• **INSTRUCTIONS FOR THE TASK**
Find the line with "Convert this chart to matplotlib code." and the line with "ha='left', color='#222222')", then repeat both of them and every line in between exactly. Omit the pictures.

┌─ LISTING

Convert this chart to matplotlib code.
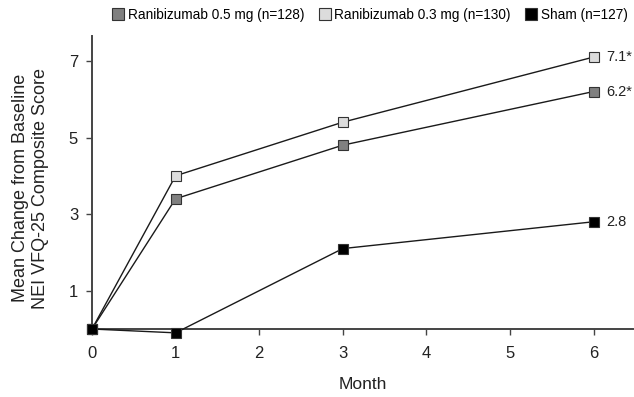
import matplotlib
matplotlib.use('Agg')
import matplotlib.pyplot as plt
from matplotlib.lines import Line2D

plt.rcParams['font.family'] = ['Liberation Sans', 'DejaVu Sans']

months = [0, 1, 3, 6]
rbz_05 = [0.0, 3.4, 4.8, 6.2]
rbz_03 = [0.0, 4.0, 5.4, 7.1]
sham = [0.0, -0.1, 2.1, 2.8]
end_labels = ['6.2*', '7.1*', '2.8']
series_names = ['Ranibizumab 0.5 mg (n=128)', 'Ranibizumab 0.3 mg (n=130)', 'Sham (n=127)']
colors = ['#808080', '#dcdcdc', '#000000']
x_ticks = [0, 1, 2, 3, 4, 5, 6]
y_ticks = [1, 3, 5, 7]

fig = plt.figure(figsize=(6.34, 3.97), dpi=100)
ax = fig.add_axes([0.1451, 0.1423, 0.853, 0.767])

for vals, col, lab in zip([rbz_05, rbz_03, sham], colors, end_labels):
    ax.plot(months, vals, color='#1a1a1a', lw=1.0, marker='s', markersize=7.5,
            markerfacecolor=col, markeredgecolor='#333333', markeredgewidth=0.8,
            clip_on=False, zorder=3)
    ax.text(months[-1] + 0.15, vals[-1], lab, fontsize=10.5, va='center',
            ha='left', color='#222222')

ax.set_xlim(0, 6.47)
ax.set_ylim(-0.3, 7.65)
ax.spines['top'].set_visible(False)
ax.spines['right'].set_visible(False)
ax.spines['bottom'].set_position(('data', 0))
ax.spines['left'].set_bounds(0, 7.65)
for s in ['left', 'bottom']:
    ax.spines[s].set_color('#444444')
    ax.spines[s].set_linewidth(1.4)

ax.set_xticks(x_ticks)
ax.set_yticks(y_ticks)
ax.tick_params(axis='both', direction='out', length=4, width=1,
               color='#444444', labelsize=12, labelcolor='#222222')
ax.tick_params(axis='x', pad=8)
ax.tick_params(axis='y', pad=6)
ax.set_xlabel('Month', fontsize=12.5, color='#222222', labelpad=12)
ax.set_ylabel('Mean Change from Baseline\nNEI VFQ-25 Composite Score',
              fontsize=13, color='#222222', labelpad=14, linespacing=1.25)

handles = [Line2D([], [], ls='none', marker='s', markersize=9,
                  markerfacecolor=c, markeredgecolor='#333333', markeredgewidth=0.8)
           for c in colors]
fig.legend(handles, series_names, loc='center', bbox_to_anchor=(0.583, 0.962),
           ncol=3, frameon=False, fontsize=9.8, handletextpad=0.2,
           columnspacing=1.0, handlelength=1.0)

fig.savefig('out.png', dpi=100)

└─
┌─ LISTING

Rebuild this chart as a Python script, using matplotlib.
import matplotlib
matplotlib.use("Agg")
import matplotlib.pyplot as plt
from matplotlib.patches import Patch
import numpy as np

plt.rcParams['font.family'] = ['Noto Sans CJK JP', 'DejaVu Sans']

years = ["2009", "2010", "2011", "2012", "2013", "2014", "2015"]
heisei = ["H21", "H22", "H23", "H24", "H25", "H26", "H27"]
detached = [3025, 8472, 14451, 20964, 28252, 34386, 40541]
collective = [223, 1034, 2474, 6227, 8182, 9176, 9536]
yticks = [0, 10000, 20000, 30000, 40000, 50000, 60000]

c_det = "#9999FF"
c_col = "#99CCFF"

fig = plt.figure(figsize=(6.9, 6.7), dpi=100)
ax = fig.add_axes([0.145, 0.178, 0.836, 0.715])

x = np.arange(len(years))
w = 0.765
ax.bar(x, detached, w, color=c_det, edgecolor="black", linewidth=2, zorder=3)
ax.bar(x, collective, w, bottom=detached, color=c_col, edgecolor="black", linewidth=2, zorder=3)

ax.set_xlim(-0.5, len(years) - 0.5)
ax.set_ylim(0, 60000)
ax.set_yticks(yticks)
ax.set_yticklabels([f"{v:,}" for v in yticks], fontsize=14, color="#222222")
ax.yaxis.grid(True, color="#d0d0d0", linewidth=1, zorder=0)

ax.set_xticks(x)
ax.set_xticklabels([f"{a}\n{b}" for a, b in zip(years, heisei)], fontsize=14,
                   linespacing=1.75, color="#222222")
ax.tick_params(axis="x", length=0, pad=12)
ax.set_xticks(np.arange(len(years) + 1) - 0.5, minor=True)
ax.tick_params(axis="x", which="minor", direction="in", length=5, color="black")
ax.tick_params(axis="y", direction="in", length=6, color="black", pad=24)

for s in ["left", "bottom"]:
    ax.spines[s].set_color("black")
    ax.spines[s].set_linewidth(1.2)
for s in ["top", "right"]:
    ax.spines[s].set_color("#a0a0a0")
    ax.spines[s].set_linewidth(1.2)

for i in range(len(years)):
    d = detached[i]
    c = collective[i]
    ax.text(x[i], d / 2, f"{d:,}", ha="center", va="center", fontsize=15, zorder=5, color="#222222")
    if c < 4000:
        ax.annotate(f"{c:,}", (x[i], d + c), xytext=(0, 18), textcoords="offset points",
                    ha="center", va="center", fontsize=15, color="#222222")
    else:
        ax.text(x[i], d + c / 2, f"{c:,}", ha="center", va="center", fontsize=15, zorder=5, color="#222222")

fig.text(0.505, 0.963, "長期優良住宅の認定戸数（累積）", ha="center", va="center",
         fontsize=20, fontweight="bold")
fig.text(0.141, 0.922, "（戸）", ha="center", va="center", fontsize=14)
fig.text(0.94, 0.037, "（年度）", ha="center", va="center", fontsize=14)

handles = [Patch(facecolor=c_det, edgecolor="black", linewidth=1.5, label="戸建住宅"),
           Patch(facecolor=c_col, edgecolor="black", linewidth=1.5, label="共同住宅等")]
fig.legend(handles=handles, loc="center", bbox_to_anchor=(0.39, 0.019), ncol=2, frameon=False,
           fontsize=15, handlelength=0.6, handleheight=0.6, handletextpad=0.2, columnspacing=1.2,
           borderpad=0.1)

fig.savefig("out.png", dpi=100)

└─

• **FULL ANSWER**
Convert this chart to matplotlib code.
import matplotlib
matplotlib.use('Agg')
import matplotlib.pyplot as plt
from matplotlib.lines import Line2D

plt.rcParams['font.family'] = ['Liberation Sans', 'DejaVu Sans']

months = [0, 1, 3, 6]
rbz_05 = [0.0, 3.4, 4.8, 6.2]
rbz_03 = [0.0, 4.0, 5.4, 7.1]
sham = [0.0, -0.1, 2.1, 2.8]
end_labels = ['6.2*', '7.1*', '2.8']
series_names = ['Ranibizumab 0.5 mg (n=128)', 'Ranibizumab 0.3 mg (n=130)', 'Sham (n=127)']
colors = ['#808080', '#dcdcdc', '#000000']
x_ticks = [0, 1, 2, 3, 4, 5, 6]
y_ticks = [1, 3, 5, 7]

fig = plt.figure(figsize=(6.34, 3.97), dpi=100)
ax = fig.add_axes([0.1451, 0.1423, 0.853, 0.767])

for vals, col, lab in zip([rbz_05, rbz_03, sham], colors, end_labels):
    ax.plot(months, vals, color='#1a1a1a', lw=1.0, marker='s', markersize=7.5,
            markerfacecolor=col, markeredgecolor='#333333', markeredgewidth=0.8,
            clip_on=False, zorder=3)
    ax.text(months[-1] + 0.15, vals[-1], lab, fontsize=10.5, va='center',
            ha='left', color='#222222')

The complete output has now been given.